One of the things I love reading but is hard to pull off is emotional depth. I think that there are some key elements we need to know for this to work:

What the MC wants most
What they fear most
What their safety nets are

And then, as authors, we need to rip away that safety net so that they can't just act on a surface level--they have to be desperate enough to do more than they thought they could do, sacrifice enough to earn what they deep down most want.
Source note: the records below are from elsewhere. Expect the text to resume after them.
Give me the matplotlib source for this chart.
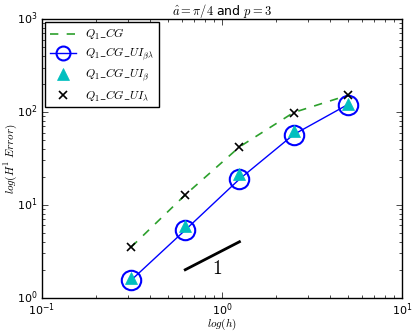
import numpy as np
import matplotlib
matplotlib.use('Agg')
import matplotlib.pyplot as plt

plt.style.use('classic')

h = [0.3125, 0.625, 1.25, 2.5, 5.0]
err_cg = [3.5, 12.8, 42.0, 98.5, 151.0]
err_ui_bl = [1.54, 5.35, 18.9, 57.0, 120.0]
err_ui_b = [1.64, 5.94, 21.4, 62.5, 123.0]
err_ui_l = [3.5, 12.8, 42.0, 98.5, 151.0]

# slope triangle reference line
slope_x = [0.625, 1.25]
slope_y = [2.0, 4.0]

fig = plt.figure(figsize=(4.16, 3.32), dpi=100, facecolor='white')
ax = fig.add_axes([42/416, 1 - 297.7/332, 360/416, 278.7/332])

ax.plot(h, err_cg, '--', color='#2ca02c', lw=1.2, label=r'$Q_1\_CG$')
ax.plot(h, err_ui_bl, '-o', color='b', lw=1, markersize=14,
        markerfacecolor='none', markeredgecolor='b', markeredgewidth=1.5,
        label=r'$Q_1\_CG\_UI_{\beta\lambda}$')
ax.plot(h, err_ui_b, '^', color='c', markersize=8, markeredgecolor='c',
        linestyle='none', label=r'$Q_1\_CG\_UI_{\beta}$')
ax.plot(h, err_ui_l, 'x', color='k', markersize=6, markeredgewidth=1.2,
        linestyle='none', label=r'$Q_1\_CG\_UI_{\lambda}$')

ax.plot(slope_x, slope_y, 'k-', lw=2)
ax.text(0.94, 2.07, r'$1$', fontsize=14, ha='center', va='center')

ax.set_xscale('log')
ax.set_yscale('log')
ax.set_xlim(0.1, 10)
ax.set_ylim(1, 1000)

ax.tick_params(labelsize=8, pad=3)
ax.set_xlabel(r'$log(h)$', fontsize=8, labelpad=-1)
ax.set_ylabel(r'$log(H^1\ Error)$', fontsize=8, labelpad=-1)
ax.set_title(r'$\hat{a}=\pi/4$ and $p=3$', fontsize=9, pad=3)

leg = ax.legend(loc='upper left', numpoints=1, fontsize=8.5,
                handlelength=2.2, borderaxespad=0.25, labelspacing=0.35)
# smaller circle in the legend only
leg.legend_handles[1].set_markersize(10)

fig.savefig('out.png', dpi=100, facecolor='white')
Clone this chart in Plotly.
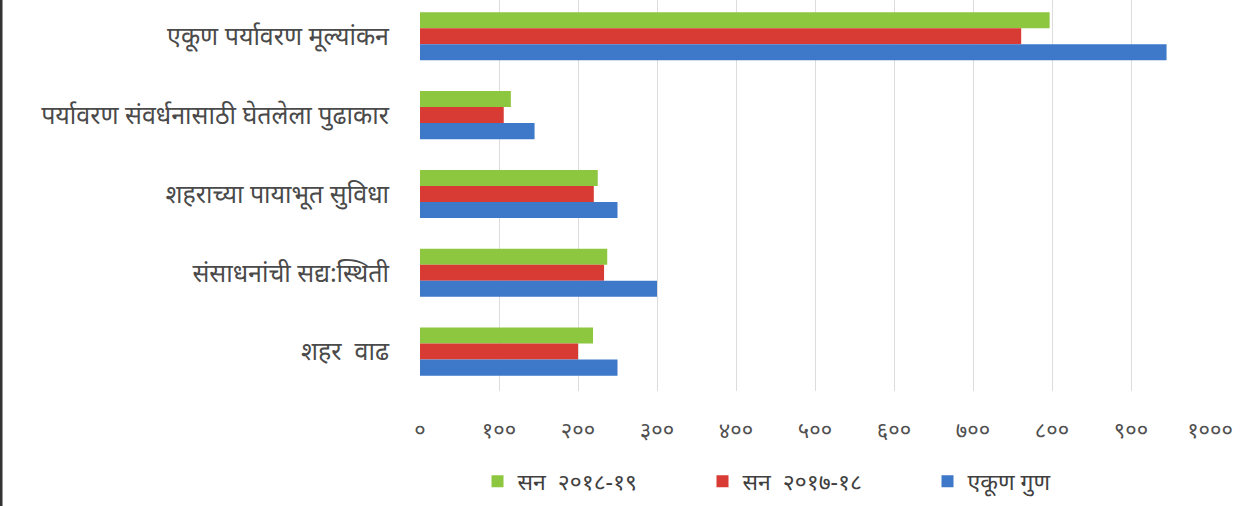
import plotly.graph_objects as go

# categories, top to bottom
categories = [
    "एकूण पर्यावरण मूल्यांकन",
    "पर्यावरण संवर्धनासाठी घेतलेला पुढाकार",
    "शहराच्या पायाभूत सुविधा",
    "संसाधनांची सद्य:स्थिती",
    "शहर  वाढ",
]

sale_2018_19 = [797, 115, 225, 237, 219]
sale_2017_18 = [761, 106, 220, 233, 200]
total_marks = [945, 145, 250, 300, 250]

tick_vals = [0, 100, 200, 300, 400, 500, 600, 700, 800, 900, 1000]
tick_text = ["०", "१००", "२००", "३००", "४००", "५००", "६००", "७००", "८००", "९००", "१०००"]

series = [
    ("सन  २०१८-१९", sale_2018_19, "#8dc63f"),
    ("सन  २०१७-१८", sale_2017_18, "#d83a34"),
    ("एकूण गुण", total_marks, "#3d78c9"),
]

fig = go.Figure()
for name, vals, color in series:
    fig.add_trace(go.Bar(
        y=categories,
        x=vals,
        name=name,
        orientation="h",
        marker=dict(color=color, line=dict(width=0)),
    ))

fig.update_layout(
    width=1257,
    height=506,
    barmode="group",
    bargap=0.39,
    bargroupgap=0,
    paper_bgcolor="white",
    plot_bgcolor="white",
    margin=dict(l=420, r=47, t=0, b=115),
    font=dict(family="Noto Sans, sans-serif", color="#404040"),
    legend=dict(
        orientation="h",
        x=0.5,
        xanchor="center",
        y=-0.231,
        yanchor="middle",
        font=dict(size=23, color="#404040"),
        entrywidth=180,
        itemwidth=30,
        traceorder="normal",
    ),
    showlegend=True,
)

fig.update_xaxes(
    range=[0, 1000],
    tickvals=tick_vals,
    ticktext=tick_text,
    showgrid=True,
    gridcolor="#dcdcdc",
    gridwidth=1,
    zeroline=False,
    showline=False,
    ticks="outside",
    ticklen=20,
    tickcolor="rgba(0,0,0,0)",
    tickfont=dict(size=22, color="#505050"),
)

fig.update_yaxes(
    range=[4.5, -0.46],
    showgrid=False,
    showline=False,
    ticks="outside",
    ticklen=25,
    tickcolor="rgba(0,0,0,0)",
    tickfont=dict(size=25, color="#4a4a4a"),
)

# dark edge on the left of the original picture
fig.add_shape(type="line", xref="paper", yref="paper",
              x0=-419 / 790, x1=-419 / 790, y0=-0.3, y1=1.01,
              line=dict(color="#333333", width=3))

# page has a default body margin; drop it so the figure sits at the top-left corner
fig.write_html("out.html", config={"displayModeBar": False},
               post_script="document.body.style.margin='0';")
I don't think this is enough, though. I think to reinforce this we need to look at the details. No doubt you've read books that have a cool concept but come off sort of soulless, even if the characters supposedly have these things. I'm still thinking about this problem, but I believe that the reader isn't shown convincing evidence that these wants and fears really matter. I think you do that by building in small details into the story and letting them take on larger significance. The details need to be personal. I can't explain without major spoilers, but read Wendelin van Draanen's Flipped. Look how that boy solves his problem at the end. His actions mean something because of the details we already know about himself and Julianna. (Flipped is a great example of any number of things going right--you really don't need an excuse to go read it right now!)

I think sometimes authors get headed in the right direction, but don't pull hard enough, don't devastate their characters enough. It's okay to be nice in real life, to not react, to calm one's emotions--but in a book, it has to be larger than life. Be cruel. Let your character fall. Let him face his worst demons. Make her sacrifice more than she thought she'd have to, more that she thinks she can. Then any victory they have will be sweet.

For more on this discussion, see Verla Kay's board.

1 comment:

Sarah Blake Johnson said...

A challenge I'm dealing with in my WIP is all safety nets are ripped away from the character, it is impossible for him to gain what he wants, and fears worse than his nightmares have him in their grasp--and I'm stuck.
How in the world does this character solve his problem.

Perhaps clues to the solution are in earlier pages. Or maybe the ending I wanted is not the right ending for the book.
(Yes, you read this scene, and still, months later I'm stuck. I have ideas, but . . .)

Maybe I need to buckle down and do some freewriting--but I'm scared of what might happen.